### What you should do:
Every line that includes the word "standalone" is to be listed.

### Recorded information:
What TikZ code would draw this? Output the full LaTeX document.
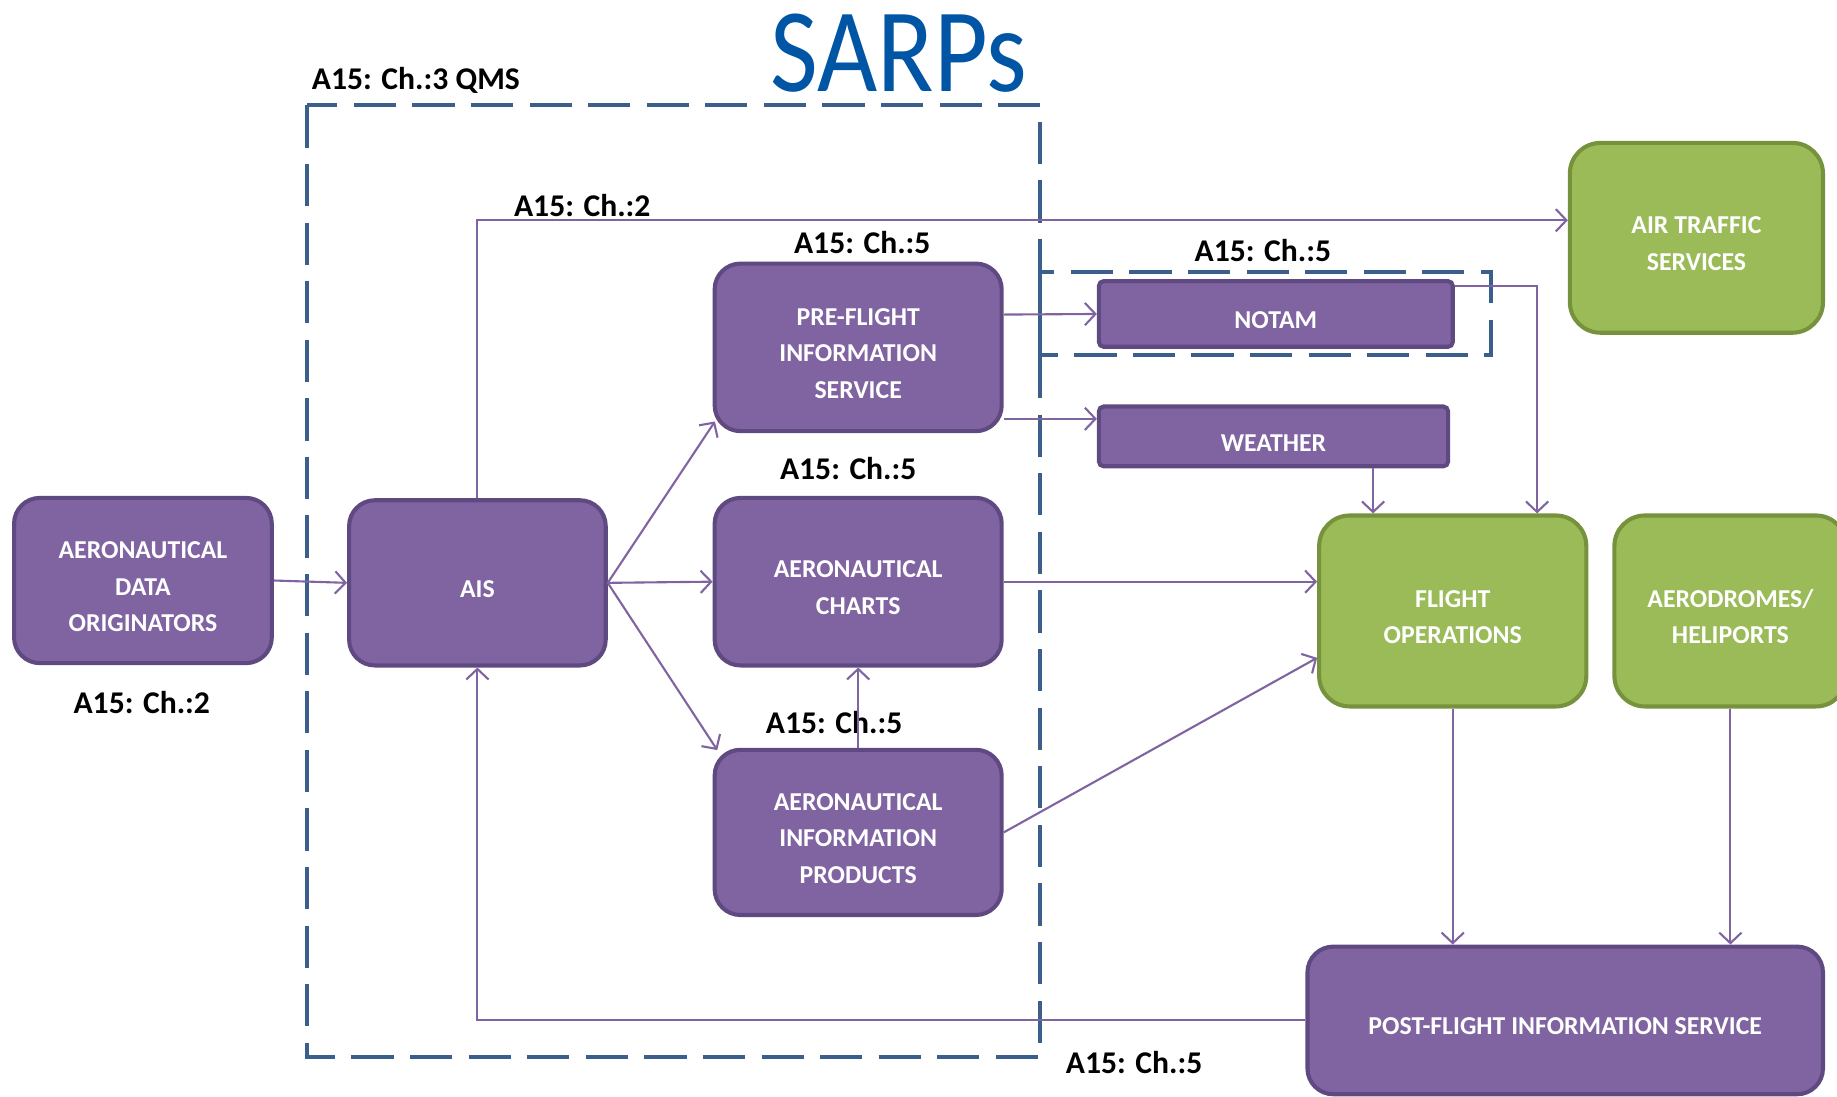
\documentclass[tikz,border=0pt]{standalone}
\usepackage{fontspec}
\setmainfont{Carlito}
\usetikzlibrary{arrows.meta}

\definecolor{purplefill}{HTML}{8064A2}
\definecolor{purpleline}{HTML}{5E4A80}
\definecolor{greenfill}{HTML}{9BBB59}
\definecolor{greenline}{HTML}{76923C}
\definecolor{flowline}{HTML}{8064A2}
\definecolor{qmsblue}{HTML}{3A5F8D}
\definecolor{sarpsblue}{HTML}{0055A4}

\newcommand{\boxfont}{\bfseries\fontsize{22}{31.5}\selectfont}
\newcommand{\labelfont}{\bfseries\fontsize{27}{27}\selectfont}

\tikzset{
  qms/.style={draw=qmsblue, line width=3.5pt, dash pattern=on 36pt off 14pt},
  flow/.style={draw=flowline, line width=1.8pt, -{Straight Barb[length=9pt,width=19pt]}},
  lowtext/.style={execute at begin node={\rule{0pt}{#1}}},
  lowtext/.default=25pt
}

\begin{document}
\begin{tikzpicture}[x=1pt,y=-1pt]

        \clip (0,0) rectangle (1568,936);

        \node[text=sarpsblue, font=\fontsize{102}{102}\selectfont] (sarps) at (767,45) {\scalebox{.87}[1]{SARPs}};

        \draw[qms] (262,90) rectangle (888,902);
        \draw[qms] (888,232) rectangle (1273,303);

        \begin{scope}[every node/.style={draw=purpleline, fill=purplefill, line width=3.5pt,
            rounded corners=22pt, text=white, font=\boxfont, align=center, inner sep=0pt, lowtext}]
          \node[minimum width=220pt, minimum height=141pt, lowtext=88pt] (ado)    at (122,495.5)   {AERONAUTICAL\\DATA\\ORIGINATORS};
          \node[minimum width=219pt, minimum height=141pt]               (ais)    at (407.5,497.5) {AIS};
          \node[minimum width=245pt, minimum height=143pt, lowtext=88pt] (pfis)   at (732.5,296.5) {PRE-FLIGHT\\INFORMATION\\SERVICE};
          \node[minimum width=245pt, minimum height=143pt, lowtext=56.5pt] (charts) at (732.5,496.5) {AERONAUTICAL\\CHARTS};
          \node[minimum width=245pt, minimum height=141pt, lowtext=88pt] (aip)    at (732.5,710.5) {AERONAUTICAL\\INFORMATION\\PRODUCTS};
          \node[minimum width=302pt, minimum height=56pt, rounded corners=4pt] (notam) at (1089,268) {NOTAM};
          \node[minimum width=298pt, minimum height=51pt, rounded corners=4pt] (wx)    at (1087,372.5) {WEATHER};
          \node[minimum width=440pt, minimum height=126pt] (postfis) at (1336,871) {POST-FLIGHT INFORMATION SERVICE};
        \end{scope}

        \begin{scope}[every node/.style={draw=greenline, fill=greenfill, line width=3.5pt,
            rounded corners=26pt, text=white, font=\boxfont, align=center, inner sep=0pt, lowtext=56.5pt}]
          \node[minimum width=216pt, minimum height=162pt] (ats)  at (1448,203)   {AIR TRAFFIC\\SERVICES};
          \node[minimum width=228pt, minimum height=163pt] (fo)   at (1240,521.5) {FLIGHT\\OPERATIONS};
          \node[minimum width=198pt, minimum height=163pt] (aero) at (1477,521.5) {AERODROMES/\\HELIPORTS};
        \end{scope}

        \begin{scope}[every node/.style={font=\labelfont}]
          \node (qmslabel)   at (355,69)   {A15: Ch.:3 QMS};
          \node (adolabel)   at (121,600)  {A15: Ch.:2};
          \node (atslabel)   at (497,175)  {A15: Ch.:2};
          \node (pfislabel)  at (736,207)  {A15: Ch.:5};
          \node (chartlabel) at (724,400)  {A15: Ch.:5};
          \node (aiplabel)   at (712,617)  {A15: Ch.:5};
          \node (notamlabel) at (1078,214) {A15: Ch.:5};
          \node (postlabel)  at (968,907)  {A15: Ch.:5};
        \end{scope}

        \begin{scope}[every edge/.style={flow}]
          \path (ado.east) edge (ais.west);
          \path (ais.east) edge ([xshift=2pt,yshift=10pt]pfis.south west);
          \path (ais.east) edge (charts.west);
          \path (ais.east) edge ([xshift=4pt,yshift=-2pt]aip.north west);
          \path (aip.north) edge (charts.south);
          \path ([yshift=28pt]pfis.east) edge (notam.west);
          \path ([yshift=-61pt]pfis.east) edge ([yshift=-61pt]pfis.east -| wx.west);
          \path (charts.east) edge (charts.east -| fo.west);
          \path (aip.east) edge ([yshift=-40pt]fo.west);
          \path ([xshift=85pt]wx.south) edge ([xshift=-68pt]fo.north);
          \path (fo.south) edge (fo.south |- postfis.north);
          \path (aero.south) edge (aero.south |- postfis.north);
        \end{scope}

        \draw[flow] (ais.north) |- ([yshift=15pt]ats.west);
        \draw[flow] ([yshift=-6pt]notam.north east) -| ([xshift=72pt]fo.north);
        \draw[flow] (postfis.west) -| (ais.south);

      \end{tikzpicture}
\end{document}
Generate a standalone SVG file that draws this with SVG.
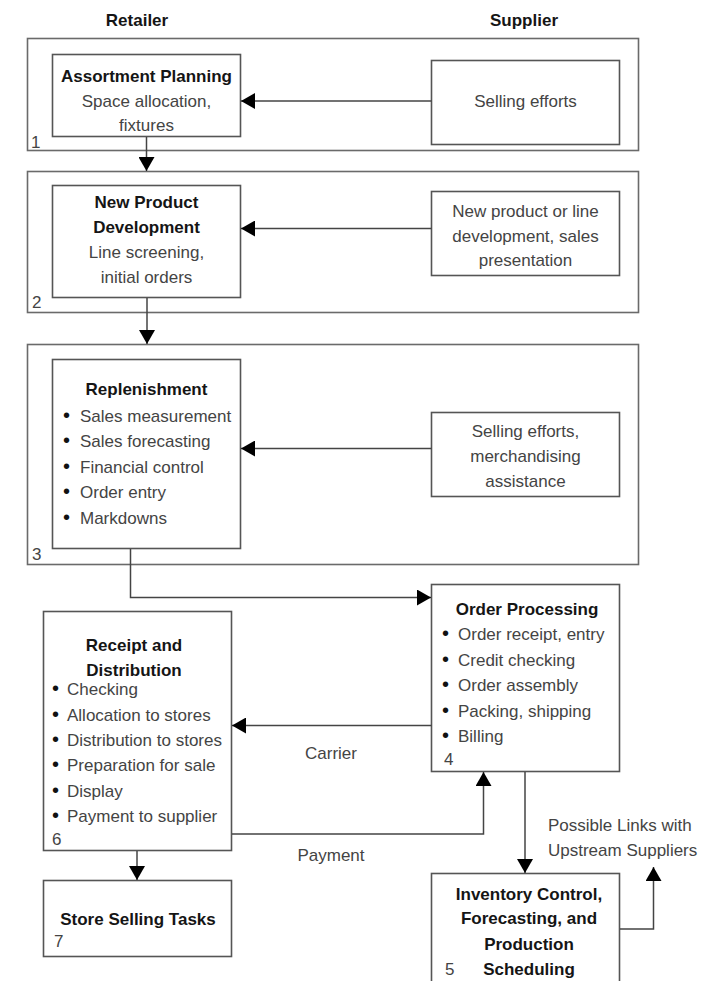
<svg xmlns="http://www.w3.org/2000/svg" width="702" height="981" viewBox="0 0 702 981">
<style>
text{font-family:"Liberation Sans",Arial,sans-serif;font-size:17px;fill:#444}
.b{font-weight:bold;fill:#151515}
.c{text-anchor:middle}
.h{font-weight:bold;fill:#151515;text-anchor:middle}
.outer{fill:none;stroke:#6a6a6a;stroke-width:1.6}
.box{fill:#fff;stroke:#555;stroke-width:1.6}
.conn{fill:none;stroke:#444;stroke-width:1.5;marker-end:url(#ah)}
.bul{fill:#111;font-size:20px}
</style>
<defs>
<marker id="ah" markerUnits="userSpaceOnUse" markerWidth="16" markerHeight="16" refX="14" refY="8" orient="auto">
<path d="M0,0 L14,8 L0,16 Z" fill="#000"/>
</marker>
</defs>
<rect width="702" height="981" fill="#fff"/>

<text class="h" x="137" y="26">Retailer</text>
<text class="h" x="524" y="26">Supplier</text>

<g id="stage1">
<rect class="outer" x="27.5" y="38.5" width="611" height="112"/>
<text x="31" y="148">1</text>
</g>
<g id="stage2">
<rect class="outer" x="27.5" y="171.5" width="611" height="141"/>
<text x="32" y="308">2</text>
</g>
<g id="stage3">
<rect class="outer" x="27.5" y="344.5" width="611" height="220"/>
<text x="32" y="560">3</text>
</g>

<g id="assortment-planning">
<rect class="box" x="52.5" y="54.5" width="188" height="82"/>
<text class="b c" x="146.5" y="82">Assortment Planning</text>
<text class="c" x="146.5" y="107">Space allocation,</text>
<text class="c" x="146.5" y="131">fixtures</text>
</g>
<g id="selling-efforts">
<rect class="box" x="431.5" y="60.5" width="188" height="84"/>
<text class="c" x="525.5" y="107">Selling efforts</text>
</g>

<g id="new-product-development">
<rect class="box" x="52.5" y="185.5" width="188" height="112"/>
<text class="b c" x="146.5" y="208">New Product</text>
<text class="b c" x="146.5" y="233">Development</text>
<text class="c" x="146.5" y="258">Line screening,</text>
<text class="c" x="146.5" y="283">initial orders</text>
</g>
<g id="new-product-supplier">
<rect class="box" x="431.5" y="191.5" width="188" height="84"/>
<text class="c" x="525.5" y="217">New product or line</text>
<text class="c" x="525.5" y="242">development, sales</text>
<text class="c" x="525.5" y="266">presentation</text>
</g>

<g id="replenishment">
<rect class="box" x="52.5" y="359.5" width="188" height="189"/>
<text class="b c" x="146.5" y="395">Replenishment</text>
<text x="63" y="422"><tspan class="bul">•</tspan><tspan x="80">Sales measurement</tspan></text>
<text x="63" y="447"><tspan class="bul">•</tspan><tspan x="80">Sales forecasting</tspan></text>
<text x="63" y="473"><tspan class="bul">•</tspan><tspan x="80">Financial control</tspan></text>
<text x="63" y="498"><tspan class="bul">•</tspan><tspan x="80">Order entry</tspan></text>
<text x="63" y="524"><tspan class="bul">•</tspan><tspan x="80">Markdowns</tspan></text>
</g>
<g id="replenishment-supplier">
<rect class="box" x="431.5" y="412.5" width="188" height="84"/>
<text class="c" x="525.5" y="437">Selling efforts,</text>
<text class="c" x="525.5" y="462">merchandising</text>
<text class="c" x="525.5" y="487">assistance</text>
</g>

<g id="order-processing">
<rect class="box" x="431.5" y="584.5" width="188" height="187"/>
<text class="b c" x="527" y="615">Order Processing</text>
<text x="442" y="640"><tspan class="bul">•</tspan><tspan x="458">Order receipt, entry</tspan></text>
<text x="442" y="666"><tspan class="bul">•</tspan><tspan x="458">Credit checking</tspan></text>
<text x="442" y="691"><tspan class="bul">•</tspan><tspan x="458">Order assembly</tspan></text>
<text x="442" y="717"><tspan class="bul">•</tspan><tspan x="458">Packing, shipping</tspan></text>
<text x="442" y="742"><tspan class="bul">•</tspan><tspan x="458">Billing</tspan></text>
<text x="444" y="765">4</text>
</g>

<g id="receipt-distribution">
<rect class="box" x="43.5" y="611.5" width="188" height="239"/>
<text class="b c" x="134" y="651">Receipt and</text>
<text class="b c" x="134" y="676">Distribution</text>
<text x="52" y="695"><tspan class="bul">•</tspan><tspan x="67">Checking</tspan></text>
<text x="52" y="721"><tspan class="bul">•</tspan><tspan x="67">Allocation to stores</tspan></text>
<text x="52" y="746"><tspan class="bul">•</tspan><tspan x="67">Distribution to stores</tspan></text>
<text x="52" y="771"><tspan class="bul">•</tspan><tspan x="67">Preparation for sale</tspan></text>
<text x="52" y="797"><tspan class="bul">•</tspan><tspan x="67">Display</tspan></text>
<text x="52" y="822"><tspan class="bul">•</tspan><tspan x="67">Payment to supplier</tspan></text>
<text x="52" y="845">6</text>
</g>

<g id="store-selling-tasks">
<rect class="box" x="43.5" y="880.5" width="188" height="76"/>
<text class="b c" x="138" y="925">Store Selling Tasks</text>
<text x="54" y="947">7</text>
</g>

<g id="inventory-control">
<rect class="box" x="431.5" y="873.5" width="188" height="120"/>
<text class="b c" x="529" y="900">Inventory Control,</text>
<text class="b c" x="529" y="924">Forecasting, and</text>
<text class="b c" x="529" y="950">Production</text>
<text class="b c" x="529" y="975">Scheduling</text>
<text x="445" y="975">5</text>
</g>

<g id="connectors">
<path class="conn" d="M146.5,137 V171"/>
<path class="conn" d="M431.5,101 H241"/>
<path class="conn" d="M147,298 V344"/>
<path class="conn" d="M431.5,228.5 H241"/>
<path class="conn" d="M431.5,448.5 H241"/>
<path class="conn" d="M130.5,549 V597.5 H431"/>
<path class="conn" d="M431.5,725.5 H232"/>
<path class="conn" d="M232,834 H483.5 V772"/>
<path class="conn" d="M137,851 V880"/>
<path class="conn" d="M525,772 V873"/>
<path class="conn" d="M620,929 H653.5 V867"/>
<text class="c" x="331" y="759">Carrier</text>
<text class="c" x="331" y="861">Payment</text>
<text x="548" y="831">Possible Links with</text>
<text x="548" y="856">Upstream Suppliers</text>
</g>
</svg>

### Worked solution:
\documentclass[tikz,border=0pt]{standalone}
Generate a standalone SVG file that draws this with SVG.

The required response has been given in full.